— start Data for this task —

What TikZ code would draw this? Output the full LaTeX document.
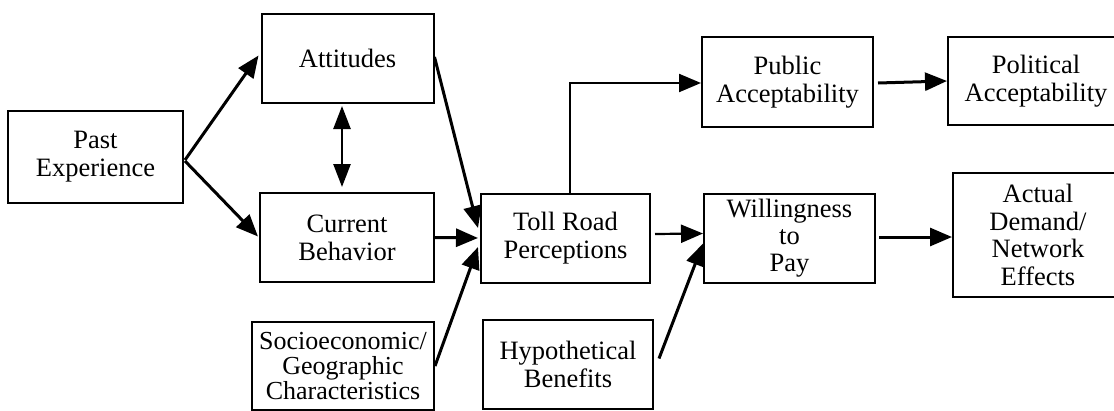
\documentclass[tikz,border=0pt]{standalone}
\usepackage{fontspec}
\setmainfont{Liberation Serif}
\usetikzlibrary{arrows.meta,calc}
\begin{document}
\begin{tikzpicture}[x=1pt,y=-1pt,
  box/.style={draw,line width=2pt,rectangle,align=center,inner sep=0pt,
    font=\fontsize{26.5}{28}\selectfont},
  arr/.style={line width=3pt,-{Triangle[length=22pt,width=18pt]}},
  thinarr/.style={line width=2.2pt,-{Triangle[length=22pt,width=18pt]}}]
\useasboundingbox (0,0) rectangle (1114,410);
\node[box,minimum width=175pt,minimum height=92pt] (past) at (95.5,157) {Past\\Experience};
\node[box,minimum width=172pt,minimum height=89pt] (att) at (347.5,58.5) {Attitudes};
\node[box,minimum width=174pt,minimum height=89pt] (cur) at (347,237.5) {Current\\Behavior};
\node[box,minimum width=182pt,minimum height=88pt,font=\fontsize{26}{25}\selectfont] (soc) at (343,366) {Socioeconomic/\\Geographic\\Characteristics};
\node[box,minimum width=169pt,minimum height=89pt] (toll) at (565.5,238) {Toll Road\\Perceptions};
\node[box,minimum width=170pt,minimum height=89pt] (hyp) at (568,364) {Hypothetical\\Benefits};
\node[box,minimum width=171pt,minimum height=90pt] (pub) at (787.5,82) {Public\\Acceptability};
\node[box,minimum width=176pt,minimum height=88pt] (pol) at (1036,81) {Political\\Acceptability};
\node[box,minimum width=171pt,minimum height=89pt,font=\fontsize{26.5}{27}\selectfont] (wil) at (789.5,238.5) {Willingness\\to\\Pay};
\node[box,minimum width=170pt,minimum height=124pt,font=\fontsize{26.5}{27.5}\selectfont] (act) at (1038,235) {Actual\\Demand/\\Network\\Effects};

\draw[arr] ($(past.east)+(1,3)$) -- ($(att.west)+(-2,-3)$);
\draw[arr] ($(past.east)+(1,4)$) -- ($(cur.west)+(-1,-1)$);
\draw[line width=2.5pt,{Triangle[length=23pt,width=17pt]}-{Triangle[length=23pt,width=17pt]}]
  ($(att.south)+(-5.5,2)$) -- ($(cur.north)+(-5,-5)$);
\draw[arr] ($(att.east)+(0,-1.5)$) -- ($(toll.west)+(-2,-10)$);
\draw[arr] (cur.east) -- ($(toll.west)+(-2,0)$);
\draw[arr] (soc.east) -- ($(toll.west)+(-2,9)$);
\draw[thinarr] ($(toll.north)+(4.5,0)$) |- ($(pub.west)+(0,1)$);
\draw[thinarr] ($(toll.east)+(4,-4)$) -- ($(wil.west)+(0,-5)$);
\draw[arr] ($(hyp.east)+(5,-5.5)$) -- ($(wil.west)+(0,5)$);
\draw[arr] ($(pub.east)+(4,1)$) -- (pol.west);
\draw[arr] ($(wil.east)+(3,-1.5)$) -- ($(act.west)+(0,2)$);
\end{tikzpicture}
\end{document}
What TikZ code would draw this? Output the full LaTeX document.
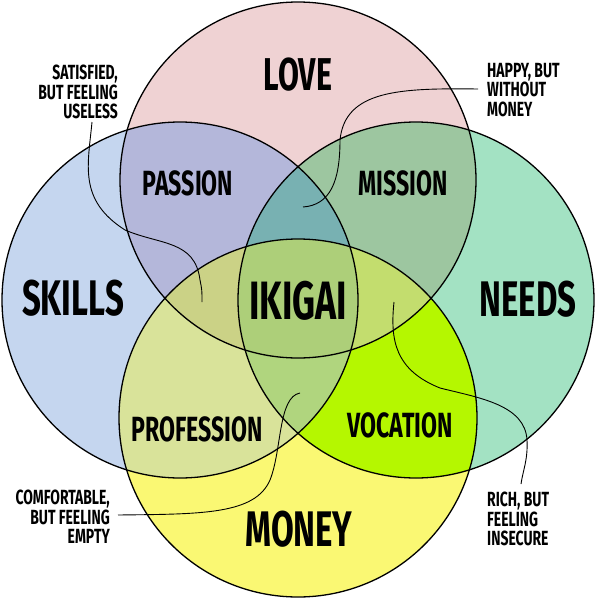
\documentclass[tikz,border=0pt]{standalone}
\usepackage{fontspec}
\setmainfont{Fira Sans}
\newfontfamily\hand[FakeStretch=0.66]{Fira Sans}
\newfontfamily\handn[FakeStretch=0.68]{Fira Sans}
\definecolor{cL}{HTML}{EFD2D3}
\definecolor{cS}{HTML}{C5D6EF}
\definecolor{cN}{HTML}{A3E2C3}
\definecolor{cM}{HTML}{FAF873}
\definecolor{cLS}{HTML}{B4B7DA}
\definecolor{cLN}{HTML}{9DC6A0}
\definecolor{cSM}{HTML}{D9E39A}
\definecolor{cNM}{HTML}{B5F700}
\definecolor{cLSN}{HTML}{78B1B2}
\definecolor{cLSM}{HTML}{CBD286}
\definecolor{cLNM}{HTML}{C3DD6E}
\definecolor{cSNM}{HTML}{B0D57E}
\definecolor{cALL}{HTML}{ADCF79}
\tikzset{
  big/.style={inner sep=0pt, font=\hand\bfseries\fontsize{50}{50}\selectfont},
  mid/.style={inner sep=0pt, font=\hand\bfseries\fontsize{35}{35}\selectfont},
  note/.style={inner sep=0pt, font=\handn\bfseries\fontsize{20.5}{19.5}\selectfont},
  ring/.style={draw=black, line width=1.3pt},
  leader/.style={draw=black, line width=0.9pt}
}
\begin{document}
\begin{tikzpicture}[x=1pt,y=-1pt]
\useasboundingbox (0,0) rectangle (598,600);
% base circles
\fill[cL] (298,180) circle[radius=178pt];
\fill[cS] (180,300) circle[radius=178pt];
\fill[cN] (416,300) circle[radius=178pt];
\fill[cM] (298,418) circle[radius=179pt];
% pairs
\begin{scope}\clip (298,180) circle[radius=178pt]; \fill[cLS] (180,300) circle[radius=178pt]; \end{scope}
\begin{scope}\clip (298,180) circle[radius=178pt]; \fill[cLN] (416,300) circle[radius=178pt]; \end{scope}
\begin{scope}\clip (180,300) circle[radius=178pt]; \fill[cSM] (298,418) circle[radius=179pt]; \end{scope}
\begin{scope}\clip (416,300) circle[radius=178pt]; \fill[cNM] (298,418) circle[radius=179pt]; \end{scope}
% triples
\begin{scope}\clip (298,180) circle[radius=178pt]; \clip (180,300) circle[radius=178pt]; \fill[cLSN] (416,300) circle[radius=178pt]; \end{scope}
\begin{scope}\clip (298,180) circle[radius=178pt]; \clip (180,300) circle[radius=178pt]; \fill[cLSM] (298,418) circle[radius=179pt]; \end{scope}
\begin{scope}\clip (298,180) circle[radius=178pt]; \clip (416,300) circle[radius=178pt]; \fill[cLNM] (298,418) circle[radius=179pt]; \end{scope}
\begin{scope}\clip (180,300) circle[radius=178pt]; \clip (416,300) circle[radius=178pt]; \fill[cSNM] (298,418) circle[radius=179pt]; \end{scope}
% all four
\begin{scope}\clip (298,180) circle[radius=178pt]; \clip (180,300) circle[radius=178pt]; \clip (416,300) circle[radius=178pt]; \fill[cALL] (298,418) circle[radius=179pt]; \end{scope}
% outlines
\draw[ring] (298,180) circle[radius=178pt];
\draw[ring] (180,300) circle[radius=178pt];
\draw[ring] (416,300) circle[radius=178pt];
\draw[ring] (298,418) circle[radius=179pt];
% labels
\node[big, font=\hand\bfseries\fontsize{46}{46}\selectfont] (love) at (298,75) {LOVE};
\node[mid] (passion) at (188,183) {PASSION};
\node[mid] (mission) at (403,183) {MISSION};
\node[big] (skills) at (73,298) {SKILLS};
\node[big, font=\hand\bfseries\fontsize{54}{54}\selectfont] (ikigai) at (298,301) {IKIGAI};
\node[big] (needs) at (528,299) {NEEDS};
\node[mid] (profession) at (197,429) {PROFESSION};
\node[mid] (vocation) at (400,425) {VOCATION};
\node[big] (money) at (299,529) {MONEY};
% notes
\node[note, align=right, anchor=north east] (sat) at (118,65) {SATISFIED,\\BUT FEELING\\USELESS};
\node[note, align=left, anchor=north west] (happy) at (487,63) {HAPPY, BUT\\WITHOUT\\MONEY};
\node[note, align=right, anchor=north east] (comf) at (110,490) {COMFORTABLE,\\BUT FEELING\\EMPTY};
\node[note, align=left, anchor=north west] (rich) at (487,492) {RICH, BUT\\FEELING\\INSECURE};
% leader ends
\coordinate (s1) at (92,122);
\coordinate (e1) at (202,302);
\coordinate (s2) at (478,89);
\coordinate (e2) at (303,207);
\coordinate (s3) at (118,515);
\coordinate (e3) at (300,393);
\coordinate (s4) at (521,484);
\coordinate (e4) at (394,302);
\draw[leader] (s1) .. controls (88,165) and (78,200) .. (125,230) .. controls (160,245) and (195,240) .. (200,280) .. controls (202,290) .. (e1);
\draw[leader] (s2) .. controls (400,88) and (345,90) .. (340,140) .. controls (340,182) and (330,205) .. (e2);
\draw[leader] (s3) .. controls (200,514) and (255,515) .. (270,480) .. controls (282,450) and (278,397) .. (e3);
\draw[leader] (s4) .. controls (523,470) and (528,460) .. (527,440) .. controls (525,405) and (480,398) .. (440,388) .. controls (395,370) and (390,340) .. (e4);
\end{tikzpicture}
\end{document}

— end Data for this task —

**Written request**
Restate the material word for word from its first line through the line containing "(act) at (1038,235)", both included; the pictures do not belong in it.

**Task response**
What TikZ code would draw this? Output the full LaTeX document.
\documentclass[tikz,border=0pt]{standalone}
\usepackage{fontspec}
\setmainfont{Liberation Serif}
\usetikzlibrary{arrows.meta,calc}
\begin{document}
\begin{tikzpicture}[x=1pt,y=-1pt,
  box/.style={draw,line width=2pt,rectangle,align=center,inner sep=0pt,
    font=\fontsize{26.5}{28}\selectfont},
  arr/.style={line width=3pt,-{Triangle[length=22pt,width=18pt]}},
  thinarr/.style={line width=2.2pt,-{Triangle[length=22pt,width=18pt]}}]
\useasboundingbox (0,0) rectangle (1114,410);
\node[box,minimum width=175pt,minimum height=92pt] (past) at (95.5,157) {Past\\Experience};
\node[box,minimum width=172pt,minimum height=89pt] (att) at (347.5,58.5) {Attitudes};
\node[box,minimum width=174pt,minimum height=89pt] (cur) at (347,237.5) {Current\\Behavior};
\node[box,minimum width=182pt,minimum height=88pt,font=\fontsize{26}{25}\selectfont] (soc) at (343,366) {Socioeconomic/\\Geographic\\Characteristics};
\node[box,minimum width=169pt,minimum height=89pt] (toll) at (565.5,238) {Toll Road\\Perceptions};
\node[box,minimum width=170pt,minimum height=89pt] (hyp) at (568,364) {Hypothetical\\Benefits};
\node[box,minimum width=171pt,minimum height=90pt] (pub) at (787.5,82) {Public\\Acceptability};
\node[box,minimum width=176pt,minimum height=88pt] (pol) at (1036,81) {Political\\Acceptability};
\node[box,minimum width=171pt,minimum height=89pt,font=\fontsize{26.5}{27}\selectfont] (wil) at (789.5,238.5) {Willingness\\to\\Pay};
\node[box,minimum width=170pt,minimum height=124pt,font=\fontsize{26.5}{27.5}\selectfont] (act) at (1038,235) {Actual\\Demand/\\Network\\Effects};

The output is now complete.